The last stretch of the year has a way of speeding up. Work gets busier, plans pile up, and, financially, money starts moving faster than we can track it. Fall is the moment to pause and reset. Not by overhauling everything, but by tightening what’s already in motion.
This is the season to make sure your banking, savings, investments, and cash flow are working for the life you’re actually living — not the one you budgeted for last winter.
Re-evaluate Where Your Money Sleeps
Reassessing your banking accounts is the first quiet power move. Most people stay loyal to the same bank for years, even when the interest rates are low, the fees are high, and the tools don’t fit how they actually manage money.
It’s worth reviewing whether your accounts are helping or hindering you. High-yield online savings accounts are still paying significantly more than traditional banks. Some digital banks now offer automatic savings tools, early paycheck access, or budgeting integrations that make managing cash flow easier. If your checking account costs you more than it earns you in convenience or flexibility, it’s time to move your money somewhere that respects it.
Get Familiar With Your Open Enrollment Options
Open enrollment is one of the most overlooked financial tools most people have. It’s the one time of year you can adjust your employer-sponsored benefits — health insurance, retirement contributions, flexible spending accounts, dependent care, even life and disability coverage — without penalty.
The mistake people make is clicking “renew” just to get it over with. But your benefits are part of your paycheck. If you don’t revisit them, you could be leaving money on the table.
Look at what’s changed this year — your health, your household, your job, your goals. Maybe your deductible is too high for the care you actually use. Maybe your employer added new mental health or financial planning benefits you’ve ignored. Maybe you’ve had a life change that makes dependent coverage or increased contributions make sense.
This isn’t paperwork — it’s protection. Spend an hour reviewing your options, even if you think you know them. The difference between “default” and “deliberate” could be thousands of dollars next year.
Check out our Paycheck Protection Issue for the 411 on all the plans that can protect your income.
Upgrade Your Savings Instincts
Next, look at your savings strategy through a sharper lens. Are you saving reactively — whatever’s left at the end of the month — or proactively? Automating even small transfers toward specific goals (emergency fund, travel, investments) changes behavior over time. A lot of people still think they need big numbers to start saving; what they really need is consistency. If you’ve had income changes this year, adjust your contributions now. Waiting until the new year means losing three months of growth and habit-building.
Stop Auto-Piloting Your Portfolio
When it comes to investments, the end of the year is less about chasing returns and more about tuning alignment. Are you still investing the same way you were when your goals were different? If you’ve been sitting in a default 401(k) plan, it’s time to revisit your allocations. Rebalancing keeps your portfolio aligned with your timeline and risk level — especially if the market’s been volatile.
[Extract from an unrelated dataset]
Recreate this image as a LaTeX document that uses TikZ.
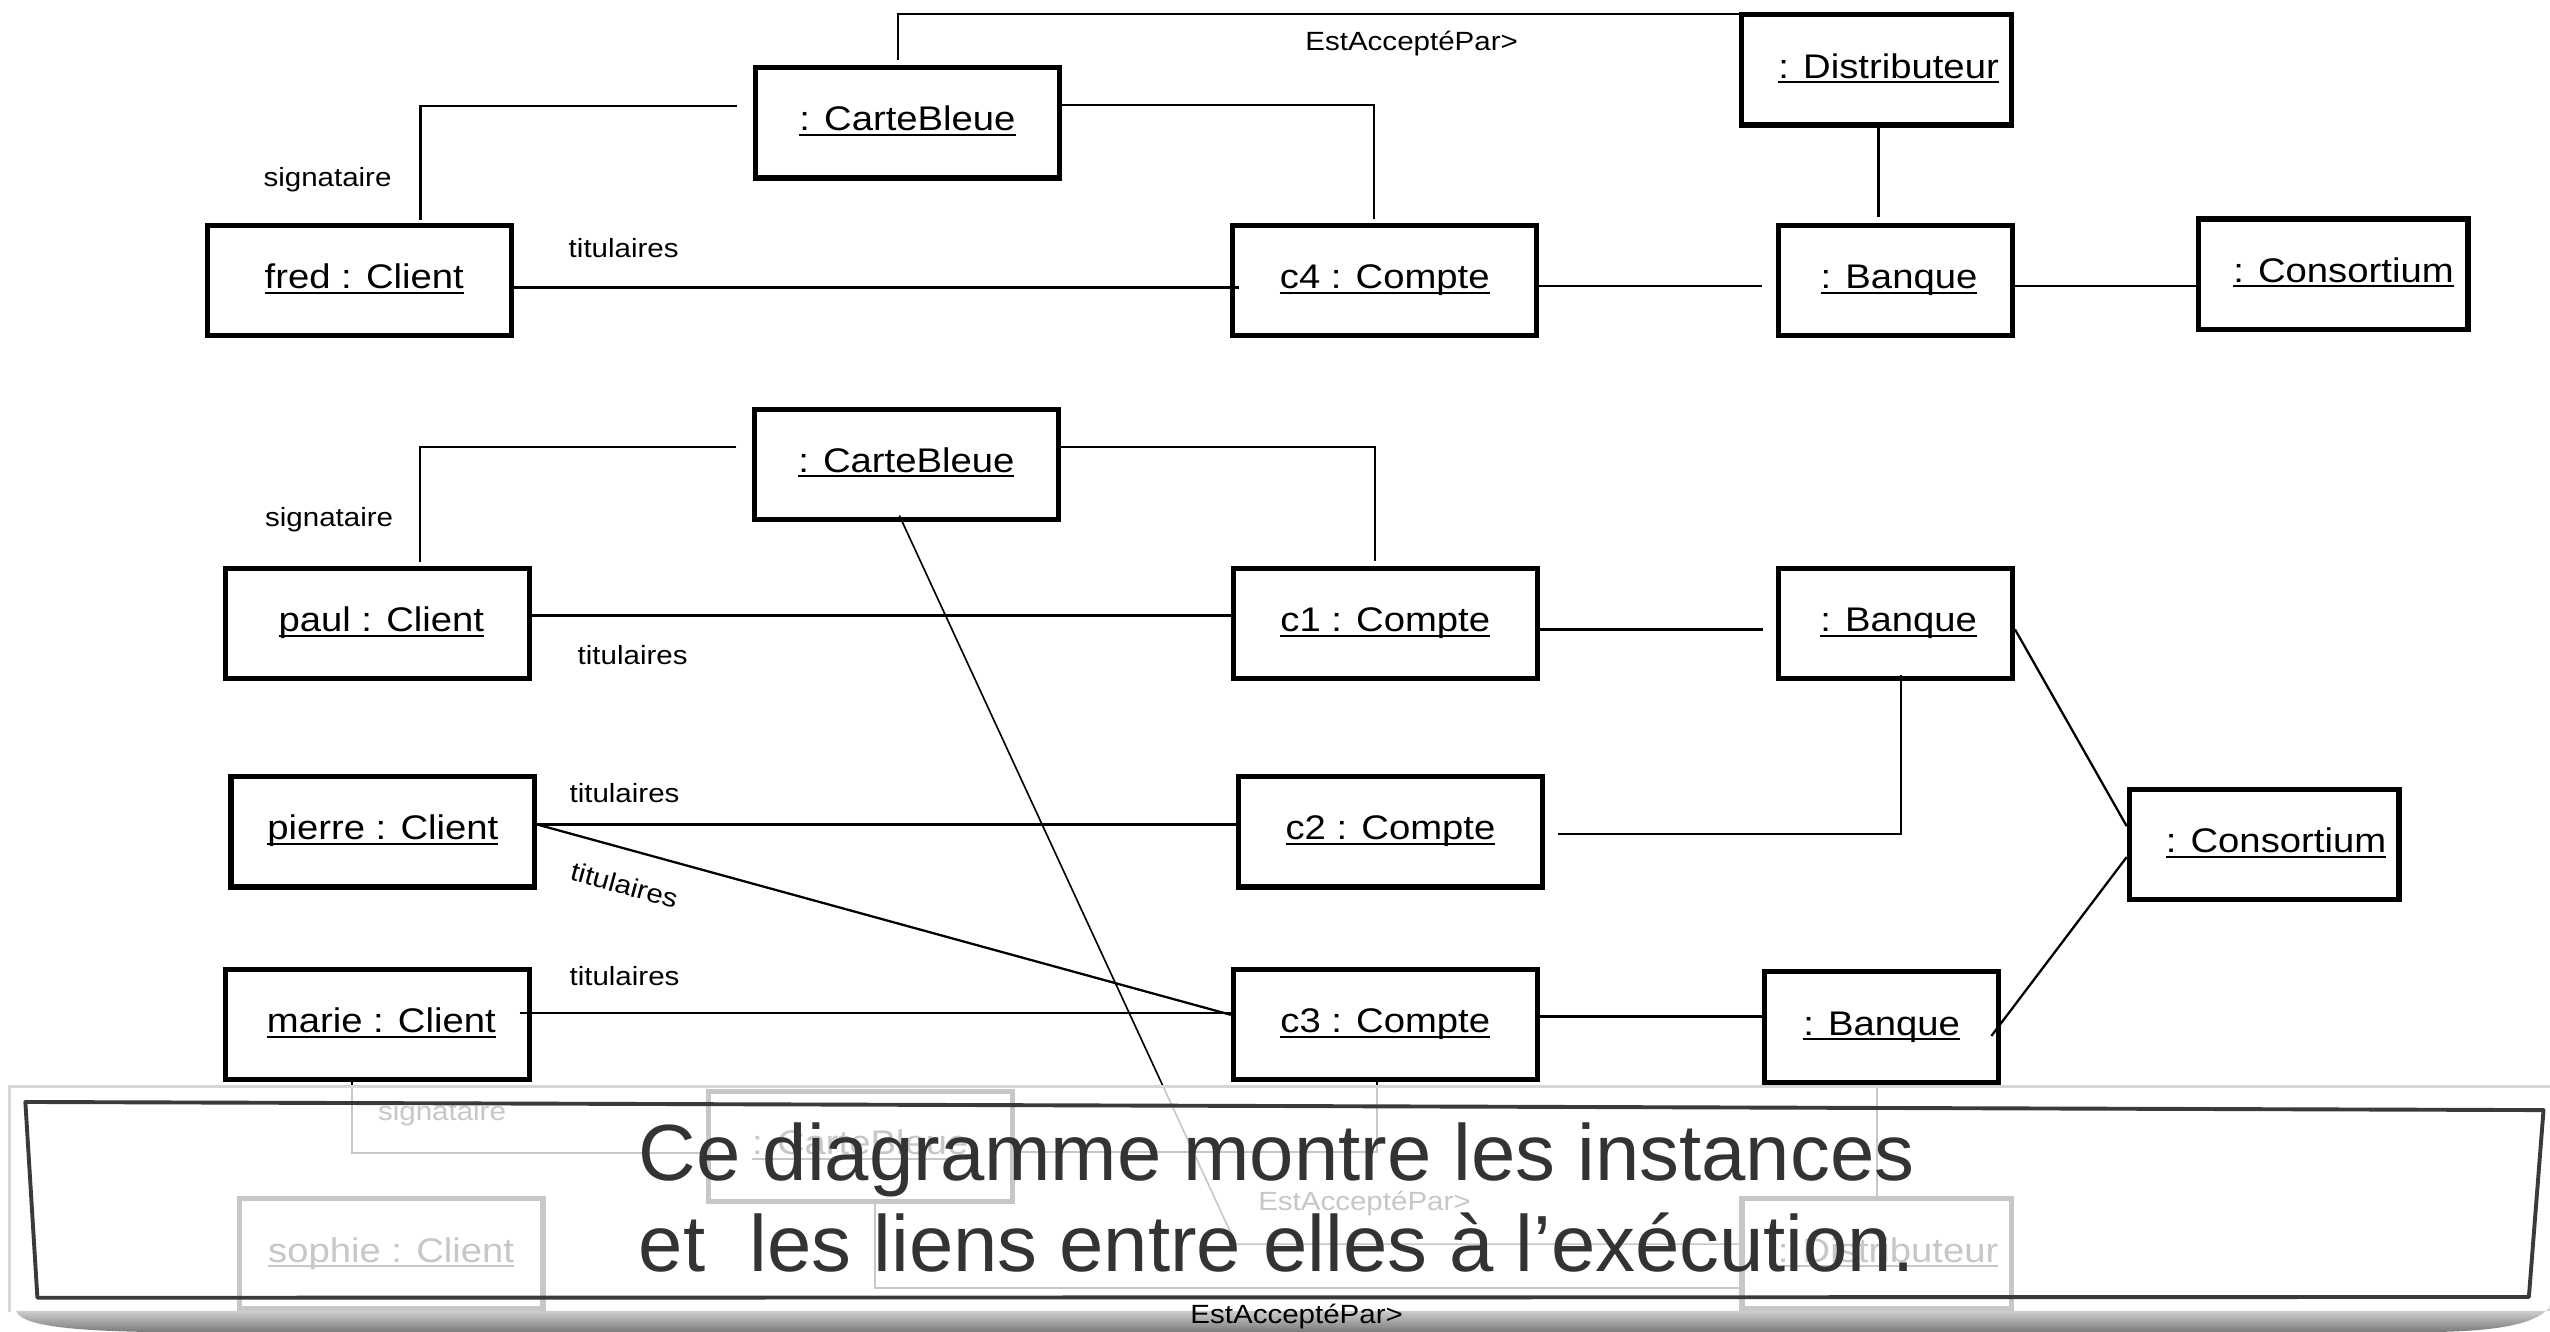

And if you aren’t investing yet, now’s the moment to make it automatic. Every January, millions of people say they’ll start investing “this year.” The people who actually build wealth start before the calendar changes.
Take a Hard Look at Spending
Auditing spending is where things get uncomfortably honest — and that’s exactly the point. Pull the last 90 days of transactions and look at where your money actually goes. Subscription creep, delivery habits, impulse buys — they all show up here. Most people underestimate their spending by 20–30%. Seeing it in black and white helps you correct it without shame. The goal isn’t guilt; it’s awareness. When you can see the leak, you can plug it.
A cash flow review is the bridge between awareness and action. It’s one thing to track spending — it’s another to understand how your income and expenses move through the month. Are there weeks when your account balance dips dangerously low between paychecks? Do your automatic payments cluster around the same dates? Simple adjustments — like staggering due dates or setting a buffer in checking — can keep your month smoother and your stress lower. Cash flow isn’t just about what you earn; it’s about how well you manage timing.
Clear the Financial Clutter
Finally, organize your financial systems before the year turns over. The digital clutter of modern money — scattered accounts, multiple logins, outdated passwords — creates more chaos than most people realize. Clean it up. Create one secure location for your logins, update contact information, and make sure beneficiaries and emergency details are current. If you’ve opened new accounts this year, make sure they’re connected to your broader financial picture. The more organized your system is, the easier it is to track progress and make informed decisions.
Stepping into 2026 financially ready doesn’t require perfection. It requires awareness and action. You’re not trying to change everything — you’re tightening the structure that already supports you. Reassess your accounts, sharpen your savings, realign your investments, face your spending, and smooth your cash flow. These are the habits that separate financial recovery from financial growth.
By the time January arrives, you’ll already have clarity — not just about your goals, but about how your money actually works for you. That’s what readiness really looks like: confidence built from intention, not resolution.